推理模型是否提升了嵌入模型的性能?
Do Reasoning Models Enhance Embedding Models?
January 29, 2026
作者: Wun Yu Chan, Shaojin Chen, Huihao Jing, Kwun Hang Lau, Elton Chun-Chai Li, Zihao Wang, Haoran Li, Yangqiu Song
cs.AI
摘要
当前最先进的嵌入模型越来越多地源自经过对比学习调整的仅解码器大语言模型(LLM)骨架。随着基于可验证奖励强化学习(RLVR)训练的逻辑推理模型的出现,一个自然问题随之产生:当这些模型作为嵌入初始化时,增强的推理能力是否能转化为更优越的语义表示?与预期相反,我们在MTEB和BRIGHT基准上的评估揭示了**零效应**:采用相同训练方案时,基于RLVR调优骨架初始化的嵌入模型并未持续优于其基础对应模型。为解析这一悖论,我们提出**层次化表示相似性分析(HRSA)**框架,该框架从表示层、几何层和功能层三个维度解构相似性。HRSA分析表明,虽然RLVR会引发潜在流形局部几何结构的不可逆重组与可逆的坐标基漂移,但全局流形几何结构与线性解码能力得以保持。因此,后续的对比学习会驱动基础模型与推理初始化模型之间产生强对齐,这一现象我们称之为**流形重对齐**。实证研究表明,与监督微调(SFT)不同,RLVR是在现有语义空间内优化轨迹,而非从根本上重构语义空间本身。
English
State-of-the-art embedding models are increasingly derived from decoder-only Large Language Model (LLM) backbones adapted via contrastive learning. Given the emergence of reasoning models trained via Reinforcement Learning with Verifiable Rewards (RLVR), a natural question arises: do enhanced reasoning translate to superior semantic representations when these models serve as embedding initializations?
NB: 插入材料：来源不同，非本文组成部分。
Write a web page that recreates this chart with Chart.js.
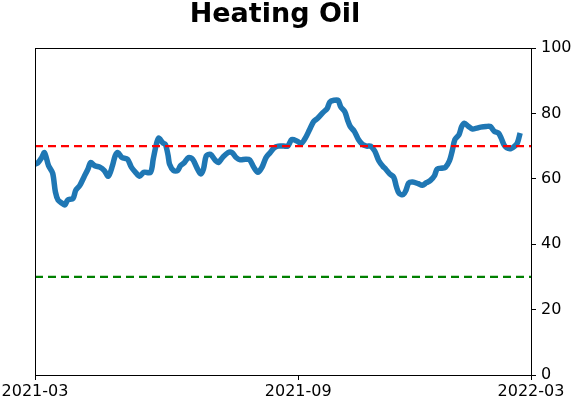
<!DOCTYPE html>
<html>
<head>
<meta charset="utf-8">
<script src="https://cdn.jsdelivr.net/npm/chart.js@4/dist/chart.umd.min.js"></script>
<style>
html,body{margin:0;padding:0;background:#fff;}
#c{display:block;}
</style>
</head>
<body>
<canvas id="c" width="572" height="402"></canvas>
<script>
// Days since start of window and indicator values
const days = [0,2,5,7,10,13,15,17,20,22,24,28,30,33,36,39,41,44,48,51,54,57,59,61,64,68,71,74,77,80,85,87,89,91,94,96,98,99,102,105,107,110,113,116,119,122,124,126,129,133,135,138,142,145,148,151,155,158,161,164,167,170,173,176,179,183,186,189,193,196,199,202,205,208,212,215,217,220,223,225,228,230,232,235,238,241,244,247,250,253,256,258,261,264,266,268,271,273,275,278,282,285,288,291,294,296,300,302,305,307,309,312,314,316,319,322,325,328,332,335,338,341,343,345,347,350,353,355,357];
const values = [64.5,64.8,66.5,68,64,61.7,56,53.5,52.5,52,53.5,54,56.5,58,60.5,63,65,64,63.5,62.5,60.8,64,67,68,66.5,66,63.5,62,60.8,62,62,66,70,72.5,71,70.5,67,64.5,62.5,62.5,64,65,66.5,66,63.5,61.5,63,67,67.5,65.5,65,66.5,68,68,66.5,65.8,66,65.8,63.5,62,63.5,66.5,68,69.5,70,70,70,72,71.5,70.8,72.5,75,77.5,78.5,80.3,81.5,83.5,84,84,82,80.5,78,76,74.5,72,70.5,70,70,68.5,65.5,63.8,63,61.5,60.5,57.5,55.5,55.2,56.5,58.7,59,58.5,58,58.8,59.5,61,63,63.3,63.5,65.5,68.5,72,73.5,76,77,76,75.2,75.5,75.8,76,76,74.5,74,72.5,70.5,69.5,69.2,70,71,74];
const upperLevel = 70;
const lowerLevel = 30;
const xRange = [0, 365];
const tickDays = [0, 193.7, 365];
const tickLabels = ["2021-03", "2021-09", "2022-03"];
const yTicks = [0, 20, 40, 60, 80, 100];
const titleText = "Heating Oil";

const series = days.map((d, i) => ({x: d, y: values[i]}));

const framePlugin = {
  id: 'frame',
  afterDraw(chart) {
    const {ctx, chartArea: a} = chart;
    ctx.save();
    ctx.strokeStyle = '#000';
    ctx.lineWidth = 1;
    ctx.strokeRect(Math.round(a.left) + 0.5, Math.round(a.top) + 0.5, Math.round(a.right - a.left), Math.round(a.bottom - a.top));
    ctx.fillStyle = '#000';
    ctx.font = 'bold 27px "DejaVu Sans"';
    ctx.textAlign = 'center';
    ctx.textBaseline = 'alphabetic';
    ctx.fillText(titleText, (a.left + a.right) / 2 - 8, 22);
    ctx.restore();
  }
};

new Chart(document.getElementById('c'), {
  type: 'line',
  data: {
    datasets: [
      {data: xRange.map(x => ({x, y: upperLevel})), borderColor: '#ff0000', borderWidth: 2.2, borderDash: [8, 5], pointRadius: 0, tension: 0},
      {data: xRange.map(x => ({x, y: lowerLevel})), borderColor: '#008000', borderWidth: 2.2, borderDash: [8, 5], pointRadius: 0, tension: 0},
      {data: series, borderColor: '#1f77b4', borderWidth: 5.5, pointRadius: 0, tension: 0.3, borderJoinStyle: 'round', borderCapStyle: 'butt'}
    ]
  },
  options: {
    responsive: false,
    animation: false,
    devicePixelRatio: 1,
    layout: {padding: {left: 35, top: 48, right: 0, bottom: 0}},
    plugins: {legend: {display: false}, tooltip: {enabled: false}, title: {display: false}},
    scales: {
      x: {
        type: 'linear',
        min: xRange[0], max: xRange[1],
        afterBuildTicks: s => { s.ticks = tickDays.map(v => ({value: v})); },
        afterFit: s => { s.height = 27; s.paddingLeft = 0; s.paddingRight = 0; },
        grid: {display: true, drawOnChartArea: false, drawTicks: true, tickLength: 5, color: '#000'},
        border: {display: true, color: '#000'},
        ticks: {
          autoSkip: false, maxRotation: 0, minRotation: 0, padding: 2,
          color: '#000', font: {family: 'DejaVu Sans', size: 16},
          callback: (v) => { const i = tickDays.indexOf(v); return i >= 0 ? tickLabels[i] : ''; }
        }
      },
      y: {
        position: 'right',
        min: 0, max: 100,
        afterBuildTicks: s => { s.ticks = yTicks.map(v => ({value: v})); },
        afterFit: s => { s.width = 41; s.paddingTop = 0; s.paddingBottom = 0; },
        grid: {display: true, drawOnChartArea: false, drawTicks: true, tickLength: 5, color: '#000'},
        border: {display: true, color: '#000'},
        ticks: {padding: 5, color: '#000', font: {family: 'DejaVu Sans', size: 16}}
      }
    }
  },
  plugins: [framePlugin]
});
</script>
</body>
</html>
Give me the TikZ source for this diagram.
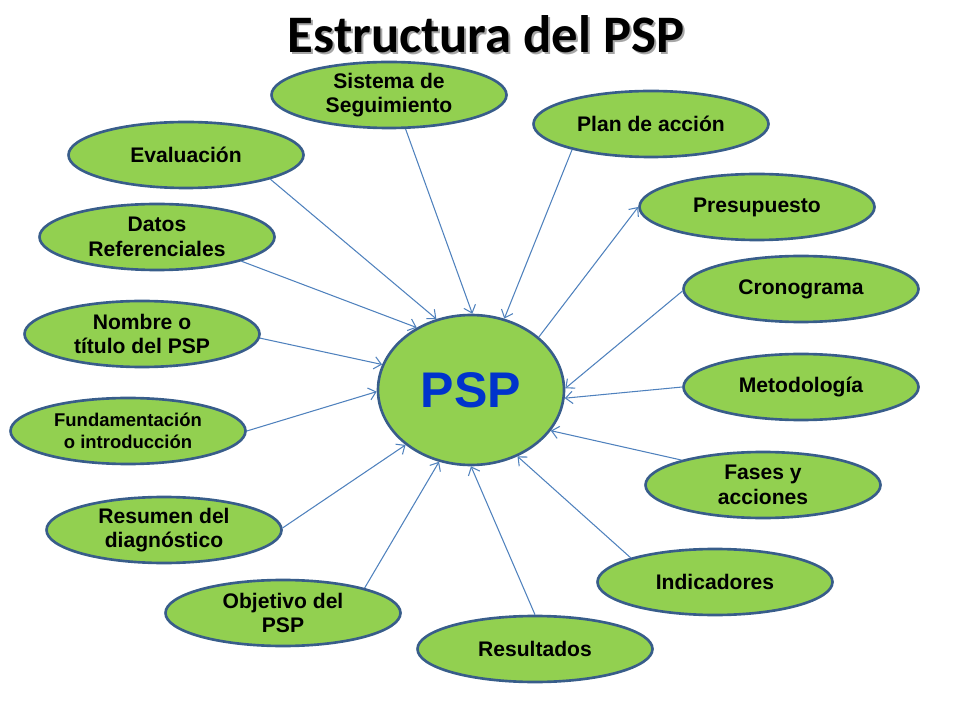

Contrary to expectation, our evaluation on MTEB and BRIGHT reveals a **null effect**: embedding models initialized from RLVR-tuned backbones yield no consistent performance advantage over their base counterparts when subjected to identical training recipes. To unpack this paradox, we introduce **H**ierarchical **R**epresentation **S**imilarity **A**nalysis (HRSA), a framework that decomposes similarity across representation, geometry, and function levels. HRSA reveals that while RLVR induces irreversible latent manifold's local geometry reorganization and reversible coordinate basis drift, it preserves the global manifold geometry and linear readout. Consequently, subsequent contrastive learning drives strong alignment between base- and reasoning-initialized models, a phenomenon we term **Manifold Realignment**. Empirically, our findings suggest that unlike Supervised Fine-Tuning (SFT), RLVR optimizes trajectories within an existing semantic landscape rather than fundamentally restructuring the landscape itself.